"Shortly after two o'clock this morning the dread fire alarm…was sounded by the clamorous tongue of the old Town Hall bell.... A light was soon seen from all parts of the village, in the direction of Halseys’ Mill....That the fire was caused by an incendiary, there is no doubt. The mill had not been in operation for two or three months, and no light or fire had been about it for ten days. The flames were first discovered under the shed at the entrance to the plaster ware house on the east side of the mill, and the wind being from the southeast, they spread rapidly to the main building.... The firemen were on hand with their engines in good season, but the building being of tinder-like material was enveloped in flames before the engines could begin to throw water. The two rotary steamers were placed at the cistern, corner of State and Aurora streets, Sprague steamer, with her suction in Six Mile Creek at the rear of the mill, and one of the hand engines on the hill at the cistern corner of Seneca and Spring streets. All did what they could but that was little, except to confine the flames to the mill and store house adjoining it on the west. The heat was intense, and the pipemen were obliged, in order to get near enough to reach the building, to put up artificial protection in the shape of old barrels, doors and boards….

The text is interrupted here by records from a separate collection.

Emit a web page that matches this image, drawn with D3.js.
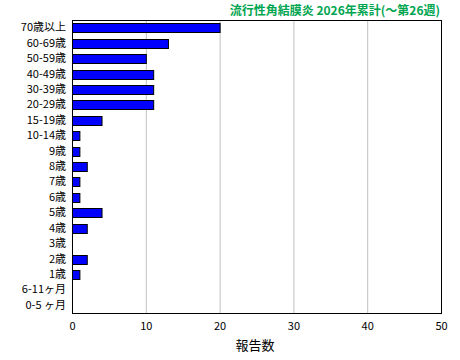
<!DOCTYPE html>
<html><head><meta charset="utf-8">
<script src="https://cdn.jsdelivr.net/npm/d3@7"></script>
<style>body{margin:0;background:#fff}svg{display:block}</style>
</head><body>
<script>
const categories = ["70歳以上","60-69歳","50-59歳","40-49歳","30-39歳","20-29歳","15-19歳","10-14歳","9歳","8歳","7歳","6歳","5歳","4歳","3歳","2歳","1歳","6-11ヶ月","0-5 ヶ月"];
const values = [20,13,10,11,11,11,4,1,1,2,1,1,4,2,0,2,1,0,0];
const xTicks = [0,10,20,30,40,50];
const title = "流行性角結膜炎 2026年累計(〜第26週)";
const xLabel = "報告数";

const W=460,H=360, m={l:72,r:19,t:20,b:47};
const svg=d3.select("body").append("svg").attr("width",W).attr("height",H);
const font="'Noto Sans CJK JP','Noto Sans',sans-serif";
const x=d3.scaleLinear().domain([0,50]).range([m.l,W-m.r]);
const y=d3.scaleBand().domain(categories).range([m.t,H-m.b]).paddingInner(0.42).paddingOuter(0.21);

// grid
svg.append("g").selectAll("line").data(xTicks.filter(t=>t>0&&t<50)).join("line")
 .attr("x1",d=>x(d)+0.5).attr("x2",d=>x(d)+0.5).attr("y1",m.t).attr("y2",H-m.b)
 .attr("stroke","#c0c0c0").attr("stroke-width",1);

// bars
svg.append("g").selectAll("rect").data(categories.map((c,i)=>({c,v:values[i]})).filter(d=>d.v>0)).join("rect")
 .attr("x",x(0)+0.5).attr("y",d=>Math.round(y(d.c))+0.5)
 .attr("width",d=>x(d.v)-x(0)).attr("height",Math.round(y.bandwidth()))
 .attr("fill","#0000ff").attr("stroke","#000").attr("stroke-width",1);

// frame
svg.append("rect").attr("x",m.l+0.5).attr("y",m.t+0.5).attr("width",W-m.r-m.l).attr("height",H-m.b-m.t)
 .attr("fill","none").attr("stroke","#000").attr("stroke-width",1);

// axes
const xa=svg.append("g").attr("transform",`translate(0,${H-m.b})`)
 .call(d3.axisBottom(x).tickValues(xTicks).tickSize(0).tickPadding(9));
xa.select(".domain").remove();
xa.selectAll("text").attr("font-family",font).attr("font-size",11).attr("fill","#000");

const ya=svg.append("g").attr("transform",`translate(${m.l},0)`)
 .call(d3.axisLeft(y).tickSize(0).tickPadding(6));
ya.select(".domain").remove();
ya.selectAll("text").attr("font-family",font).attr("font-size",11).attr("fill","#000");

svg.append("text").attr("x",440).attr("y",15).attr("text-anchor","end")
 .attr("font-family",font).attr("font-size",12).attr("font-weight","bold").attr("fill","#00a550").text(title);

svg.append("text").attr("x",255).attr("y",350).attr("text-anchor","middle")
 .attr("font-family",font).attr("font-size",13).attr("fill","#000").text(xLabel);
</script>
</body></html>
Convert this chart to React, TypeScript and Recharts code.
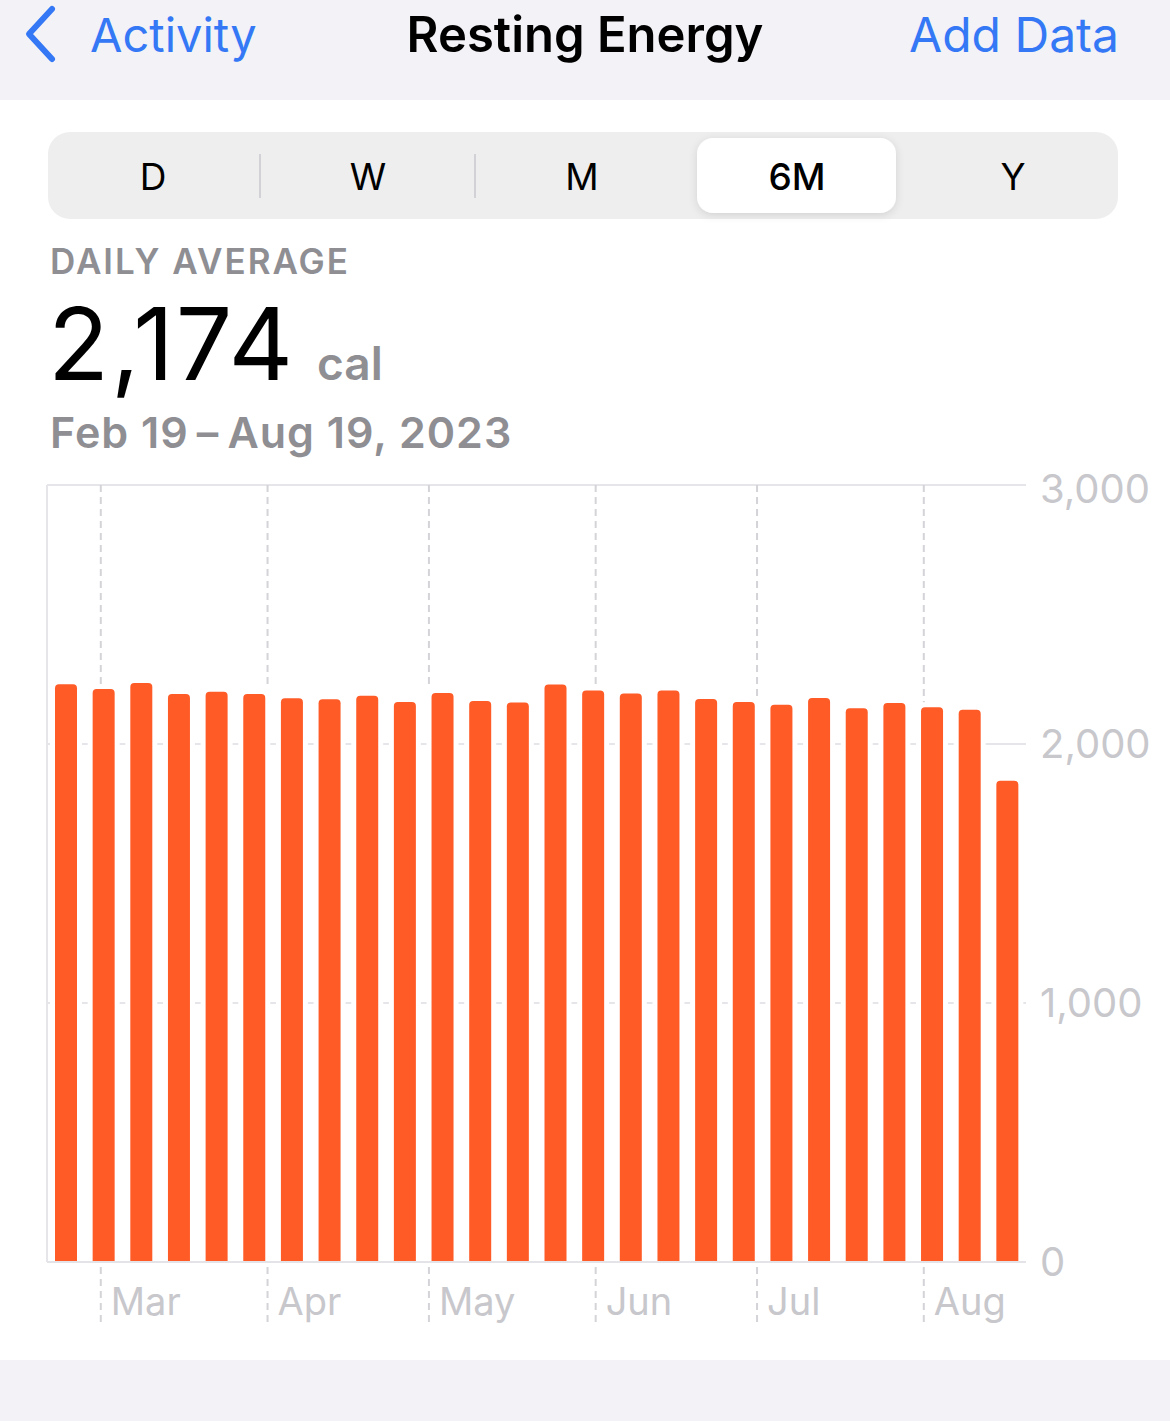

The history of the Halseys’ mill and mill property must be of interest to residents of Ithaca. Six Mile Creek, upon which it is situated was originally known as Hinepaugh’s creek, and it is believed that Hinepaugh built the mill, as it was called ‘Hinepaugh’s Mill.’ In 1818 Phineas Bennett owned the property and in 1829 he sold it to Jacob M. McCormick, who in 1836(?) sold it to R. & W. Halsey for $25,000. When McCormick bought it the property was in two parcels. James Raymond in 1818 had a carding mill, the frame of which is the large double house first west of the burned mill, and McCormick purchased Raymond’s interest and added it to the mill property. In the spring of 1845 Halseys’ mill was burned and rebuilt the same year. In 1854 steam was put in to insure [sic] continuous running as the stream at times failed. In 1857, the old dam, about 150 feet up the stream from where the remains of the present one are, went out in the great freshet of the 17th June. Then the south-east part of the structure used as a plaster mill was washed out, the engine house undermined, and the smoke stack overthrown. The dam built in 1857 went out in the spring of 1873 and has not been repaired. The rich soil accumulating from 1858 to 1873 in the pond, is used as a garden and chicken yard; the dam is broken down and swept out, and the mill building has succumbed to fire. It is doubtful whether it will ever be rebuilt upon the present location....
Truly, misfortunes seldom come singly. The Halseys were just beginning to look forward to a recovery from their embarrassing failure of last fall, and now they are less able to meet their liabilities by $25,000 to $30,000.”